You will note the term 'new central bank money'. Whilst there is no physical printing press, the Bank of England literally creates the money. Any suggestion that this is not 'printing money' is disingenuous nonsense. It is exactly the same effect as running a printing press to create new £50 notes.

For those unfamiliar with the mechanism of QE, the Bank of England buys an asset such as a government bond and credits the institution from whom they buy the asset with the value of the asset, by 'creating' the credit in the account of the seller. They have literally just created the money, and that money now sits in the account of the seller, ready to be used in the market.

As an illustration of the underlying principle, if you were to imagine that the Bank of England decided to buy your house for £250,000, it is doing the equivalent of printing enough notes for the £250,000 and giving you the notes fresh off the printing press. You could then go and spend that money as legal tender, and the amount of money in the economy has increased by £250,000. To reverse the increase in money, the Bank of England could then sell your house. Once they received the £250,000 they would then put the notes in a furnace and burn them. As such the £250,000 of additional money would disappear. This is the way in which the Bank of England can try to control the money supply, but they simply 'credit' the account of a bank rather than actually physically printing the money.

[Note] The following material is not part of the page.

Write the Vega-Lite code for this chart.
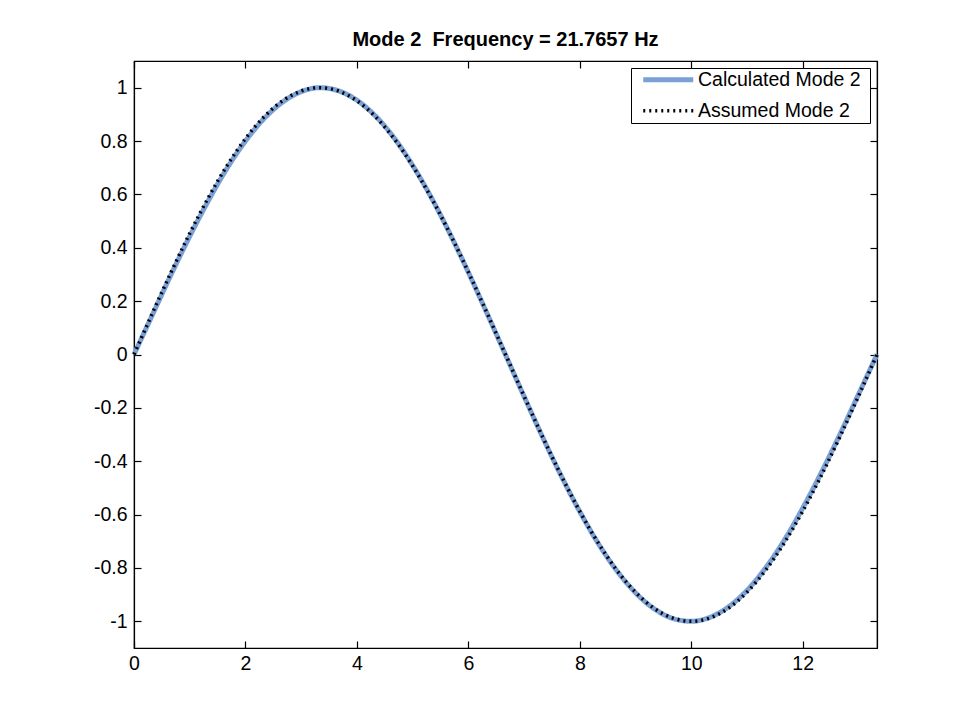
{
  "$schema": "https://vega.github.io/schema/vega-lite/v6.json",
  "width": 743,
  "height": 587,
  "autosize": "none",
  "padding": {"left": 134, "top": 61, "right": 84, "bottom": 77},
  "background": "white",
  "title": {
    "text": "Mode 2\u00a0 Frequency = 21.7657 Hz",
    "font": "Liberation Sans",
    "fontSize": 20,
    "fontWeight": "bold",
    "color": "black",
    "anchor": "middle",
    "frame": "group",
    "baseline": "alphabetic",
    "offset": 15,
    "dy": 21
  },
  "config": {
    "view": {"stroke": "black", "strokeWidth": 1.2},
    "axis": {
      "domainColor": "black",
      "domainWidth": 1.2,
      "tickColor": "black",
      "tickWidth": 1.2,
      "labelColor": "black",
      "labelFont": "Liberation Sans",
      "labelFontSize": 19.5,
      "grid": false,
      "title": null,
      "labelFlush": false,
      "labelOverlap": false
    }
  },
  "datasets": {
    "curves": [
      {"series": "Calculated Mode 2", "x": 0, "y": 0},
      {"series": "Calculated Mode 2", "x": 0.3333, "y": 0.150},
      {"series": "Calculated Mode 2", "x": 0.6667, "y": 0.300},
      {"series": "Calculated Mode 2", "x": 1.0, "y": 0.443},
      {"series": "Calculated Mode 2", "x": 1.3333, "y": 0.576},
      {"series": "Calculated Mode 2", "x": 1.6667, "y": 0.697},
      {"series": "Calculated Mode 2", "x": 2.0, "y": 0.800},
      {"series": "Calculated Mode 2", "x": 2.3333, "y": 0.884},
      {"series": "Calculated Mode 2", "x": 2.6667, "y": 0.946},
      {"series": "Calculated Mode 2", "x": 3.0, "y": 0.985},
      {"series": "Calculated Mode 2", "x": 3.3333, "y": 1.0},
      {"series": "Calculated Mode 2", "x": 3.6667, "y": 0.9885},
      {"series": "Calculated Mode 2", "x": 4.0, "y": 0.953},
      {"series": "Calculated Mode 2", "x": 4.3333, "y": 0.894},
      {"series": "Calculated Mode 2", "x": 4.6667, "y": 0.812},
      {"series": "Calculated Mode 2", "x": 5.0, "y": 0.709},
      {"series": "Calculated Mode 2", "x": 5.3333, "y": 0.589},
      {"series": "Calculated Mode 2", "x": 5.6667, "y": 0.454},
      {"series": "Calculated Mode 2", "x": 6.0, "y": 0.308},
      {"series": "Calculated Mode 2", "x": 6.3333, "y": 0.155},
      {"series": "Calculated Mode 2", "x": 6.6667, "y": -0.001},
      {"series": "Calculated Mode 2", "x": 7.0, "y": -0.157},
      {"series": "Calculated Mode 2", "x": 7.3333, "y": -0.310},
      {"series": "Calculated Mode 2", "x": 7.6667, "y": -0.455},
      {"series": "Calculated Mode 2", "x": 8.0, "y": -0.589},
      {"series": "Calculated Mode 2", "x": 8.3333, "y": -0.709},
      {"series": "Calculated Mode 2", "x": 8.6667, "y": -0.811},
      {"series": "Calculated Mode 2", "x": 9.0, "y": -0.893},
      {"series": "Calculated Mode 2", "x": 9.3333, "y": -0.953},
      {"series": "Calculated Mode 2", "x": 9.6667, "y": -0.989},
      {"series": "Calculated Mode 2", "x": 10.0, "y": -1.0},
      {"series": "Calculated Mode 2", "x": 10.3333, "y": -0.985},
      {"series": "Calculated Mode 2", "x": 10.6667, "y": -0.946},
      {"series": "Calculated Mode 2", "x": 11.0, "y": -0.884},
      {"series": "Calculated Mode 2", "x": 11.3333, "y": -0.800},
      {"series": "Calculated Mode 2", "x": 11.6667, "y": -0.697},
      {"series": "Calculated Mode 2", "x": 12.0, "y": -0.576},
      {"series": "Calculated Mode 2", "x": 12.3333, "y": -0.443},
      {"series": "Calculated Mode 2", "x": 12.6667, "y": -0.300},
      {"series": "Calculated Mode 2", "x": 13.0, "y": -0.150},
      {"series": "Calculated Mode 2", "x": 13.3333, "y": 0},
      {"series": "Assumed Mode 2", "x": 0, "y": 0},
      {"series": "Assumed Mode 2", "x": 0.3333, "y": 0.1564},
      {"series": "Assumed Mode 2", "x": 0.6667, "y": 0.3090},
      {"series": "Assumed Mode 2", "x": 1.0, "y": 0.4540},
      {"series": "Assumed Mode 2", "x": 1.3333, "y": 0.5878},
      {"series": "Assumed Mode 2", "x": 1.6667, "y": 0.7071},
      {"series": "Assumed Mode 2", "x": 2.0, "y": 0.8090},
      {"series": "Assumed Mode 2", "x": 2.3333, "y": 0.8910},
      {"series": "Assumed Mode 2", "x": 2.6667, "y": 0.9511},
      {"series": "Assumed Mode 2", "x": 3.0, "y": 0.9877},
      {"series": "Assumed Mode 2", "x": 3.3333, "y": 1.0},
      {"series": "Assumed Mode 2", "x": 3.6667, "y": 0.9877},
      {"series": "Assumed Mode 2", "x": 4.0, "y": 0.9511},
      {"series": "Assumed Mode 2", "x": 4.3333, "y": 0.8910},
      {"series": "Assumed Mode 2", "x": 4.6667, "y": 0.8090},
      {"series": "Assumed Mode 2", "x": 5.0, "y": 0.7071},
      {"series": "Assumed Mode 2", "x": 5.3333, "y": 0.5878},
      {"series": "Assumed Mode 2", "x": 5.6667, "y": 0.4540},
      {"series": "Assumed Mode 2", "x": 6.0, "y": 0.3090},
      {"series": "Assumed Mode 2", "x": 6.3333, "y": 0.1564},
      {"series": "Assumed Mode 2", "x": 6.6667, "y": 0},
      {"series": "Assumed Mode 2", "x": 7.0, "y": -0.1564},
      {"series": "Assumed Mode 2", "x": 7.3333, "y": -0.3090},
      {"series": "Assumed Mode 2", "x": 7.6667, "y": -0.4540},
      {"series": "Assumed Mode 2", "x": 8.0, "y": -0.5878},
      {"series": "Assumed Mode 2", "x": 8.3333, "y": -0.7071},
      {"series": "Assumed Mode 2", "x": 8.6667, "y": -0.8090},
      {"series": "Assumed Mode 2", "x": 9.0, "y": -0.8910},
      {"series": "Assumed Mode 2", "x": 9.3333, "y": -0.9511},
      {"series": "Assumed Mode 2", "x": 9.6667, "y": -0.9877},
      {"series": "Assumed Mode 2", "x": 10.0, "y": -1.0},
      {"series": "Assumed Mode 2", "x": 10.3333, "y": -0.9877},
      {"series": "Assumed Mode 2", "x": 10.6667, "y": -0.9511},
      {"series": "Assumed Mode 2", "x": 11.0, "y": -0.8910},
      {"series": "Assumed Mode 2", "x": 11.3333, "y": -0.8090},
      {"series": "Assumed Mode 2", "x": 11.6667, "y": -0.7071},
      {"series": "Assumed Mode 2", "x": 12.0, "y": -0.5878},
      {"series": "Assumed Mode 2", "x": 12.3333, "y": -0.4540},
      {"series": "Assumed Mode 2", "x": 12.6667, "y": -0.3090},
      {"series": "Assumed Mode 2", "x": 13.0, "y": -0.1564},
      {"series": "Assumed Mode 2", "x": 13.3333, "y": 0}
    ]
  },
  "data": {"name": "curves"},
  "resolve": {"axis": {"x": "independent", "y": "independent"}},
  "layer": [
    {
      "transform": [{"filter": "datum.series === 'Calculated Mode 2'"}],
      "mark": {"type": "line", "interpolate": "monotone", "strokeCap": "butt"},
      "encoding": {
        "x": {
          "field": "x", "type": "quantitative",
          "scale": {"domain": [0, 13.3333], "nice": false, "zero": false},
          "axis": {"orient": "bottom", "values": [0, 2, 4, 6, 8, 10, 12], "tickSize": -7, "labelPadding": 13, "labelExpr": "'' + datum.value"}
        },
        "y": {
          "field": "y", "type": "quantitative",
          "scale": {"domain": [-1.1, 1.1], "nice": false, "zero": false},
          "axis": {"orient": "left", "values": [-1, -0.8, -0.6, -0.4, -0.2, 0, 0.2, 0.4, 0.6, 0.8, 1], "tickSize": -7, "labelPadding": 14, "labelExpr": "'' + datum.value"}
        },
        "color": {
          "field": "series", "type": "nominal",
          "scale": {"domain": ["Calculated Mode 2", "Assumed Mode 2"], "range": ["#7aa0d6", "#000000"]},
          "legend": {
            "orient": "top-right", "offset": 7, "title": null,
            "strokeColor": "black", "fillColor": "white", "padding": 2,
            "labelFont": "Liberation Sans", "labelFontSize": 19.5, "labelColor": "black",
            "labelLimit": 400,
            "symbolType": "M-25,0H25M189,0", "symbolSize": 4, "symbolOffset": 25.5, "rowPadding": 10, "labelOffset": 20
          }
        },
        "strokeDash": {
          "field": "series", "type": "nominal",
          "scale": {"domain": ["Calculated Mode 2", "Assumed Mode 2"], "range": [[1, 0], [2, 4]]}
        },
        "strokeWidth": {
          "field": "series", "type": "nominal",
          "scale": {"domain": ["Calculated Mode 2", "Assumed Mode 2"], "range": [5, 3.5]}
        }
      }
    },
    {
      "transform": [{"filter": "datum.series === 'Assumed Mode 2'"}],
      "mark": {"type": "line", "interpolate": "monotone", "strokeCap": "butt"},
      "encoding": {
        "x": {
          "field": "x", "type": "quantitative",
          "axis": {"orient": "top", "values": [0, 2, 4, 6, 8, 10, 12], "tickSize": -7, "labels": false}
        },
        "y": {
          "field": "y", "type": "quantitative",
          "axis": {"orient": "right", "values": [-1, -0.8, -0.6, -0.4, -0.2, 0, 0.2, 0.4, 0.6, 0.8, 1], "tickSize": -7, "labels": false}
        },
        "color": {"field": "series", "type": "nominal"},
        "strokeDash": {"field": "series", "type": "nominal"},
        "strokeWidth": {"field": "series", "type": "nominal"}
      }
    }
  ]
}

If we use the house example, in the modern sense of printing money, rather than getting cash, you would find that £250,000 appeared in your bank account from the issuance of a credit from the Bank of England.

The most interesting point is that the QE policy was justified as a fight against deflation, and that this justification is still being trotted out. I will quote from Mervyn King at the February select committee just to confirm that the excuse for QE is fight deflation and maintain inflation:
The reason we are doing that is because our judgment is that since last autumn, with the remarkable change in conditions last autumn, the amount of money in the economy is simply not growingfast enough to enable us to reach a sustainable growth rate with inflation close to the target. [question 11]
This from the Bank of England website on why they are implementing QE, as it is even more explicit:
The instrument of monetary policy shifted towards the quantity of money provided rather than its price (Bank Rate). But the objective of policy is unchanged – to meet the inflation target of 2 per cent on the CPI measure of consumer prices. Influencing the quantity of money directly is essentially a different means of reaching the same end.
It is worth just briefly noting the actual nature of the inflation policy, and the parameters within which the Bank of England works. This is from the Bank of England website:
If the inflation target is missed by more than 1 percentage point on either side - in other words, if the annual rate of CPI inflation is more than 3.0% or less than 1.0% - the Governor of the Bank, as Chairman of the MPC, must write an open letter to the Chancellor explaining the reasons why inflation has increased or fallen to such an extent and what the Bank proposes to do to ensure inflation comes back to the target. This does not mean that the Bank has a target of 1.0 - 3.0%. The target is 2.0%. But if inflation varies by more than 1 percentage point from the target, the Bank has to explain why.
In the meantime, the CPI measure of inflation (the one that the Bank of England is targeting), has not dropped below 2% in the entire period of the QE policy, has not required a letter to be written, and the current rate is a fraction above 2%.



You will also note that the RPI measure of inflation has dropped, but RPI includes housing costs, which are dropping due to low interest rates. I explain the circularity of consideration of the RPI measure as a driver of interest rates (or QE) in more depth here and the problem of the circularity is presumably why it is not used for Bank of England policy guidance. In any case, RPI is not the inflation measure that the bank uses.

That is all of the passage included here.